For depth, I like "The Death of Ivan Illych," by Leo Tolstoy; "The Metamorphosis," Franz Kafka; and "Heart of Darkness," by Joseph Conrad.
And you can't go wrong with anything by T. C. Boyle. Some of his stories are apocalyptic and weird, while some are painfully real ("The Love of My Life").
Again, I have more, but that's a start.
With novels, again, too many to list. I've read a few in the last couple of years that are good--Atonement, by Ian McEwan; The Road, by Cormac McCarthy; Life of Pi, by Yann Martel; Year of Wonders, by Geraldine Brooks. But I also love the African novels of Alexander McCall Smith.
Take a look at Modern Books' list (just Google it). I can't agree with Ulysses by James Joyce. I've never been able to get through it, and I don't particularly care for Ayn Rand. I like apocalyptic fiction--1984, Animal Farm, The Sparrow and Fahrenheit 451 (the last two are classified as "science fiction"). Love The Lord of the Rings trilogy, all the Harry Potter books, and The Mists of Avalon.
I had to come back in here (it's Sunday) and add the original "chick lit" (hate the modern stuff) by Jane Austen and the Bronte sisters. Add Daphne DuMaurier's Rebecca to that.
For drama, anything by Shakespeare. I particularly love "Othello" and "King Lear." I'm drawn more to his dramas and history plays. I like the comedies, but the tragedies seem to resonate with me.
In more modern drama, I like Susan Glaspell's "Trifles," and any of Wendy Wasserstein's plays. Also, Arthur Miller's "Death of a Salesman" and "The Crucible." I like "The Glass Menagerie" by Tennessee Williams. But, then, I like the Greeks, too--Sophocles and Euripedes .("Medea"--Wow! She's one angry woman.)

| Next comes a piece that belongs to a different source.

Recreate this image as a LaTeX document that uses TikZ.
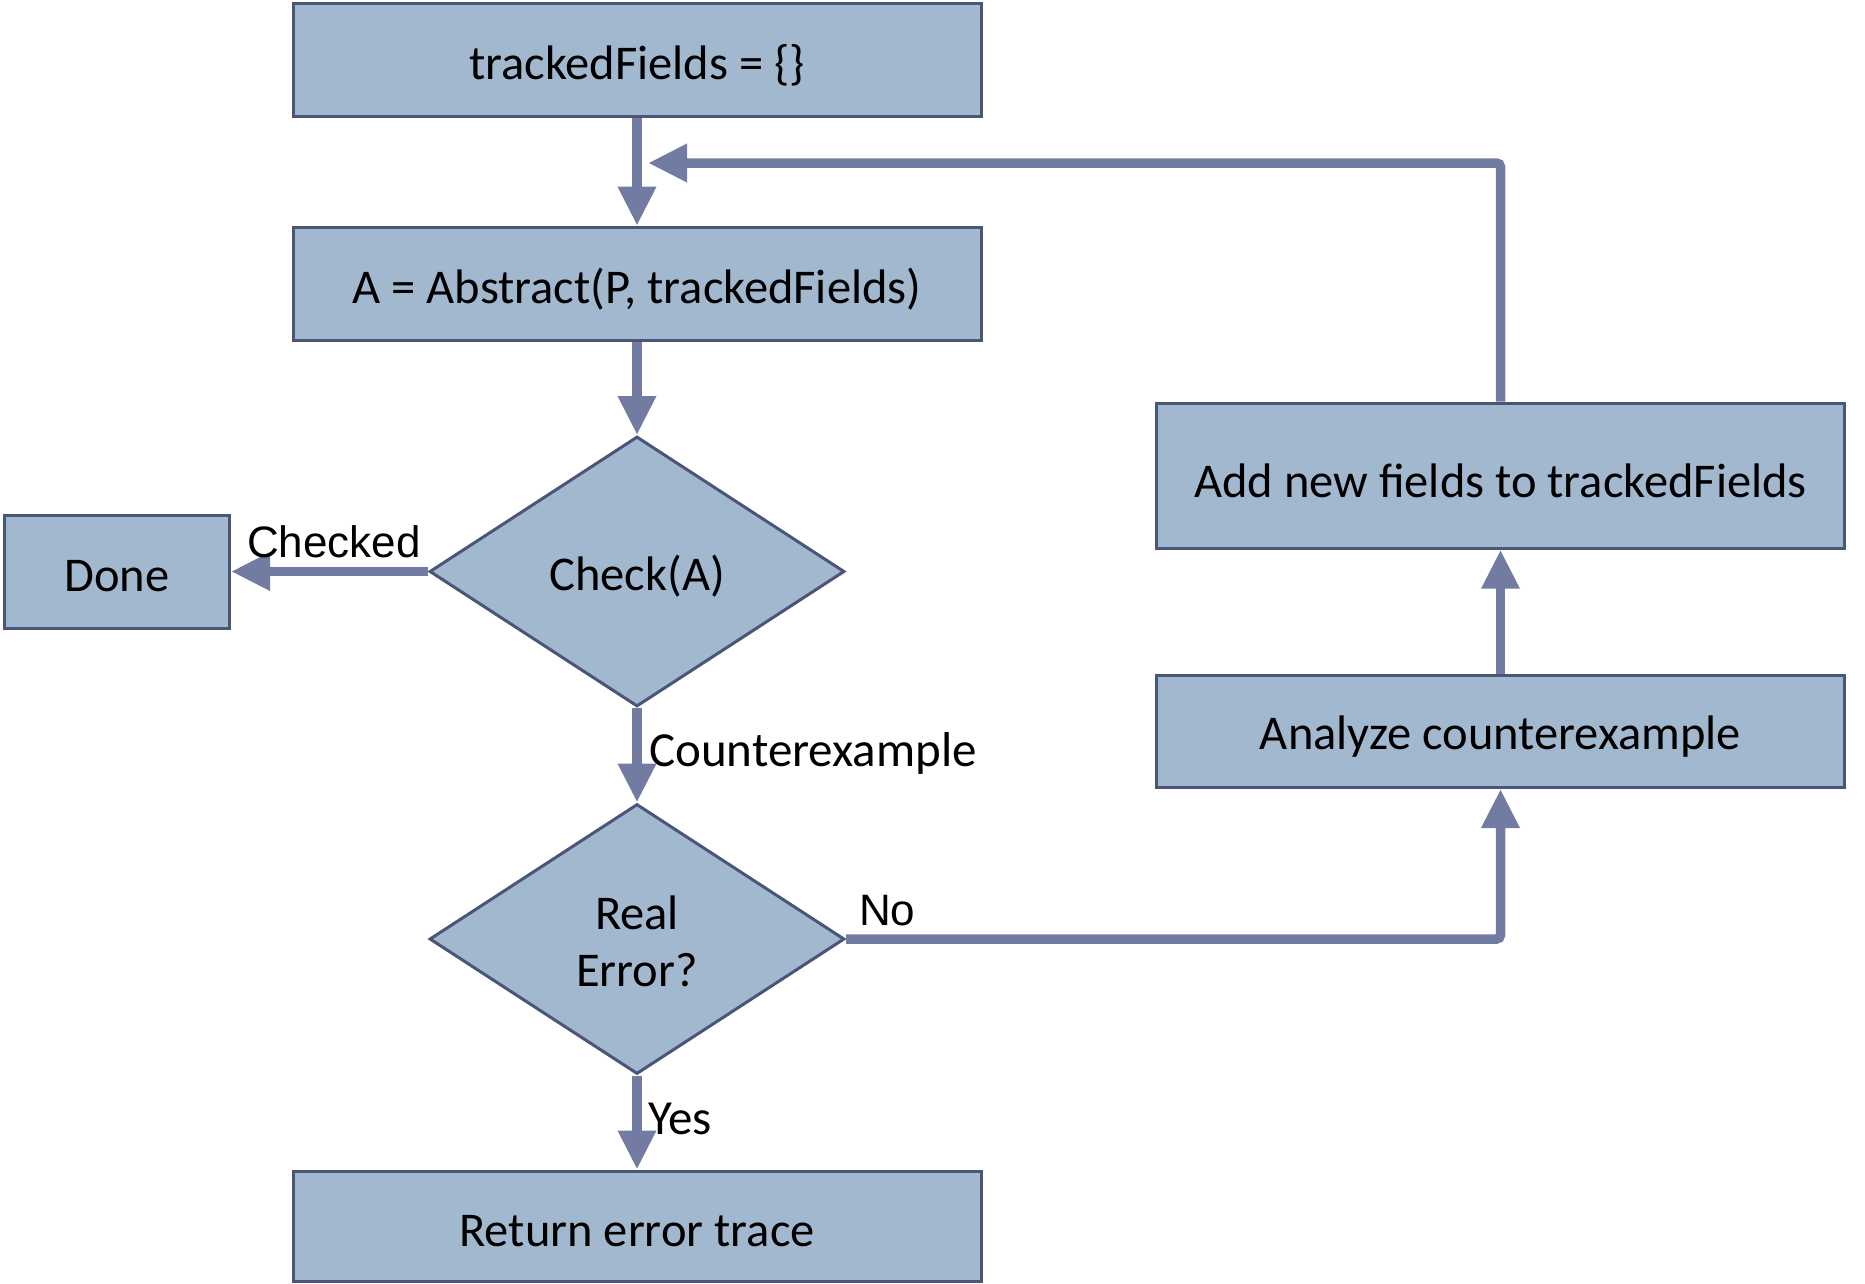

That's the short list. If I went through my bookshelves and boxes, I'd be typing here all night. And, of course, I haven't mentioned nonfiction--Amy Tan's The Opposite of Fate, Margaret Atwood's Negotiating with the Dead, Alexandra Fuller's Don't Let's Go to the Dogs Tonight, and Peter Godwin's When a Crocodile Eats the Sun (about Zimbabwe--a must read for these times).
Again, that's a short-short list of nonfiction, and these are all books I've read recently. Add to that Stephen King's On Writing, and so many other books about writing.
That's enough for now. I've spent about an hour typing all of this, and I promised myself I wouldn't spend the whole night on the computer. Ha!